The A26 ends at Troyes, a busy market town with gorgeous, old timbered houses. It gives easy access to Chablis, in northern Burgundy. This pleasant, quiet village is bursting with small producers of the most delicious white wines, and there’s a good hotel-restaurant, Hostellerie des Clos, with classic Burgundian dishes. It’s pretty, too.

Carry on to Dijon, Burgundy’s dignified capital. After visiting the historic quarter and Ducal Palace art museum, this is the place to find regional dishes such as boeuf bourguignon, and such specialities as mustard, pain d’épices (spiced bread), crème de cassis and prestigious wines. Burgundy’s rural Côte d’Or wine road runs through celebrated vineyards – with plenty of opportunities to taste or buy. The road ends at handsome Beaune, a fortified medieval town with masses of character and fascinating sightseeing – and the focal point of Burgundy’s wine trade. A smart place to stay in comfort and enjoy excellent local cuisine is Hostellerie du Vieux Moulin at picturesque Bouilland, deep in the countryside northwest of the town.
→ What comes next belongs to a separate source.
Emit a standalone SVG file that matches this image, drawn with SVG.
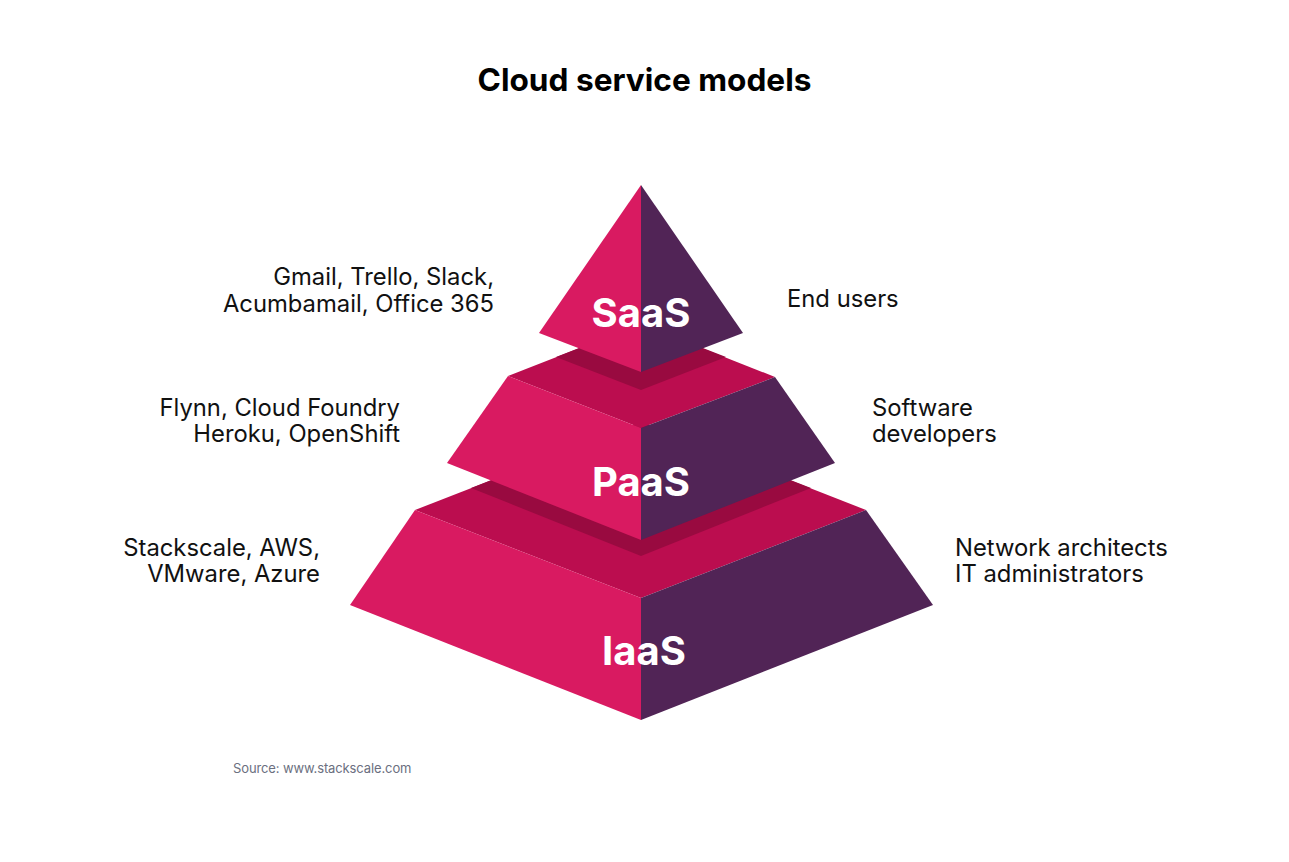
<svg xmlns="http://www.w3.org/2000/svg" width="1289" height="862" viewBox="0 0 1289 862">
  <style>
    .pink { fill: #D91A61; }
    .purple { fill: #512456; }
    .top { fill: #BB0D4F; }
    .shadow { fill: #990A40; }
    .tier { font-family: Inter, "Liberation Sans", sans-serif; font-weight: 700; font-size: 40px; fill: #FFFFFF; text-anchor: middle; }
    .lbl { font-family: Inter, "Liberation Sans", sans-serif; font-size: 23.8px; fill: #111111; }
    .r { text-anchor: end; }
    .title { font-family: Inter, "Liberation Sans", sans-serif; font-weight: 700; font-size: 31.6px; fill: #000000; text-anchor: middle; }
    .src { font-family: Inter, "Liberation Sans", sans-serif; font-size: 13px; fill: #6B6F80; letter-spacing: -0.12px; }
  </style>
  <rect width="1289" height="862" fill="#FFFFFF"/>
  <text class="title" x="644.5" y="91">Cloud service models</text>

  <g id="iaas">
    <polygon class="top" points="415,510 641,422 866,510 641,598"/>
    <polygon class="shadow" points="471,488 641,422 811,488 641,556"/>
    <polygon class="pink" points="415,510 641,598 641,720 350,605"/>
    <polygon class="purple" points="641,598 866,510 933,605 641,720"/>
    <text class="tier" x="644" y="665">IaaS</text>
  </g>

  <g id="paas">
    <polygon class="top" points="508,376 641,324 775,377 641,428"/>
    <polygon class="shadow" points="556,357 641,324 726,357 641,390"/>
    <polygon class="pink" points="508,376 641,428 641,540 447,463"/>
    <polygon class="purple" points="641,428 775,377 835,463 641,540"/>
    <text class="tier" x="641" y="496">PaaS</text>
  </g>

  <g id="saas">
    <polygon class="pink" points="641,185 641,372 539,333"/>
    <polygon class="purple" points="641,185 743,333 641,372"/>
    <text class="tier" x="641" y="327">SaaS</text>
  </g>

  <g id="labels-left">
    <text class="lbl r" x="494" y="285">Gmail, Trello, Slack,</text>
    <text class="lbl r" x="494" y="312">Acumbamail, Office 365</text>
    <text class="lbl r" x="400" y="416">Flynn, Cloud Foundry</text>
    <text class="lbl r" x="400" y="442">Heroku, OpenShift</text>
    <text class="lbl r" x="320" y="556">Stackscale, AWS,</text>
    <text class="lbl r" x="320" y="582">VMware, Azure</text>
  </g>

  <g id="labels-right">
    <text class="lbl" x="787" y="307">End users</text>
    <text class="lbl" x="872" y="416">Software</text>
    <text class="lbl" x="872" y="442">developers</text>
    <text class="lbl" x="955" y="556">Network architects</text>
    <text class="lbl" x="955" y="582">IT administrators</text>
  </g>

  <g id="connectors"></g>

  <text class="src" x="233" y="773">Source: www.stackscale.com</text>
</svg>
The next morning, head due south and skirt the Lyon conurbation on the A46 (the city deserves a couple of days to itself) to join the Autoroute du Soleil as it pours south through heady red wine country. For a stopover, Hôtel-Restaurant Valence Michel Chabran, just north of Valence, has outstanding, Michelin-starred dining and good accommodation at a reasonable price. From here, it’s under three hours’ drive to the Riviera and its stunning beaches.